Tonight I went glow bowling with my family and a huge horde of teenagers in skate clothes and neon sunglasses (aka my youngest brother’s birthday party).  I loooooooooooooooove blacklight. I want it in my future!house. In the living room. And I want crazy skating rink carpet in there. BUT I DIGRESS.

The fun thing about glow bowling, of course, is all the glowing going on. My white “Turn off your TV and read” button was glowing like a lighthouse. I LOVE IT. A few minutes after arriving, I notice you can kind of see my makeshift binder glowing through my blue shirt. Eh, who cares? Not meeee. I was there to have fun, and have fun I did. I was especially bad at bowling tonight, due to some recent wrist issues (not to say that I’m any good when my wrists are healthy). I laughed a lot and we high-fived each other every time one of us got a strike.
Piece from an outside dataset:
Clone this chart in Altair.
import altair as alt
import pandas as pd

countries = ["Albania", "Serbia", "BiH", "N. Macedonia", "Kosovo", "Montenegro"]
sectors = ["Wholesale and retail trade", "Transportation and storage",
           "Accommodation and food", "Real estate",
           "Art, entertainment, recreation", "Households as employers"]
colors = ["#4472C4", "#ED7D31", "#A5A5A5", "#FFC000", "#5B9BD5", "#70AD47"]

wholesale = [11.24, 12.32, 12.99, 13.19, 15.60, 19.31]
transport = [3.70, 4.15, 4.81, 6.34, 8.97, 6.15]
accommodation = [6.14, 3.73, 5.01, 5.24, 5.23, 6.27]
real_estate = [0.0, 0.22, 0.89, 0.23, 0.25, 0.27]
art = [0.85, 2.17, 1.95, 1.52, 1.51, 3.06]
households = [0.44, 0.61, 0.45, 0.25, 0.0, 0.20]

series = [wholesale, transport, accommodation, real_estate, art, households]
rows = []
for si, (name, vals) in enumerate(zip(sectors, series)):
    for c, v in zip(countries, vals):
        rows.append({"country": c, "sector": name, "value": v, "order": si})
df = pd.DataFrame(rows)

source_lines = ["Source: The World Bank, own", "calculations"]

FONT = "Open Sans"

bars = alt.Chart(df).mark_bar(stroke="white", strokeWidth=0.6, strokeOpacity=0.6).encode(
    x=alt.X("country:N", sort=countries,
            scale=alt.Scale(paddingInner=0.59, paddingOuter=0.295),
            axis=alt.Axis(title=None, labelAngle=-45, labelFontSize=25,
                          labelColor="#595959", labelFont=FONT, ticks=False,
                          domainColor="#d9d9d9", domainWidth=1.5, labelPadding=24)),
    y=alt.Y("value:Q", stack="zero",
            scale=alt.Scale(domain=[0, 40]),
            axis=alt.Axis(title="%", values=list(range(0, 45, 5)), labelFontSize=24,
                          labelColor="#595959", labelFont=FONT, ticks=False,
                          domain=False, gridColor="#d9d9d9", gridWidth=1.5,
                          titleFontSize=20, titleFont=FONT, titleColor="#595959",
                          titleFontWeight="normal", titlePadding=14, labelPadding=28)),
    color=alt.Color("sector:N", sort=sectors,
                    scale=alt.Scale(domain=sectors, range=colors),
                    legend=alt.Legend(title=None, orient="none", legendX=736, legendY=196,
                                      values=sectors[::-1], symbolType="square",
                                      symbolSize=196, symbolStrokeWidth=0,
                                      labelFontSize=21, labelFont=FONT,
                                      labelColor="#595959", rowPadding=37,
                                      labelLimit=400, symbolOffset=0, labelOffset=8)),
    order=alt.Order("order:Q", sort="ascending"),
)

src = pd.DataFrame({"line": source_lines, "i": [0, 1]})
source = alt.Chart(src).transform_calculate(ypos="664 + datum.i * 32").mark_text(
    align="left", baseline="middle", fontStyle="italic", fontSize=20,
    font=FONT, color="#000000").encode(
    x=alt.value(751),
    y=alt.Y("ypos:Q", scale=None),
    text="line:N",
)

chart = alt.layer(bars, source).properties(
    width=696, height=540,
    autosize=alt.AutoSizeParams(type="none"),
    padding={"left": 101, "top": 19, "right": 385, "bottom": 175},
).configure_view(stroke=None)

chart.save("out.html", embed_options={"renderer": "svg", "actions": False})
About halfway through the night, I turned around to find a girl, one of the party guests, standing by me, leaning in with her face literally two inches away from mine. (Personal space, I MISSED YOU SO MUCH.) She laughed at my obvious discomfort and then began her speech. “Next time you go glow bowling, don’t wear a white sports bra,” she said. “I’m sorry, I don’t mean to embarrass you; I just think it’s hilarious.” (Commence hysterical giggling.)

What I wanted to say is quite different from what I actually said. I considered making a snappy remark, perhaps asking her why she wasn’t confronting another guest three feet away whose bra was also glowing through her shirt, or inquiring as to why sports bras are apparently so much funnier than..regular bras (seriously, what are they called), or sweetly informing her that when she turned around, I could see her bra through two shirts. I wanted to point out that my sister’s pink shirt was glowing brighter than my white bra, so good luck with that. I wanted to ask her why she felt like it was her place, as a sixteen-year-old, to tell me (an adult, a casual acquaintance, a chauffeur to and from bowling, and one of her hosts for the night) what I can and can’t wear. I wanted to tell her how many fucks I didn’t give, and I wanted to tell her that it’s a makeshift binder, not a sports bra, and that it was none of her business in the first place.

Instead, I just said that I didn’t know what she was talking about; I wasn’t embarrassed in the least, and I plain old didn’t care. At least I didn’t cause a scene?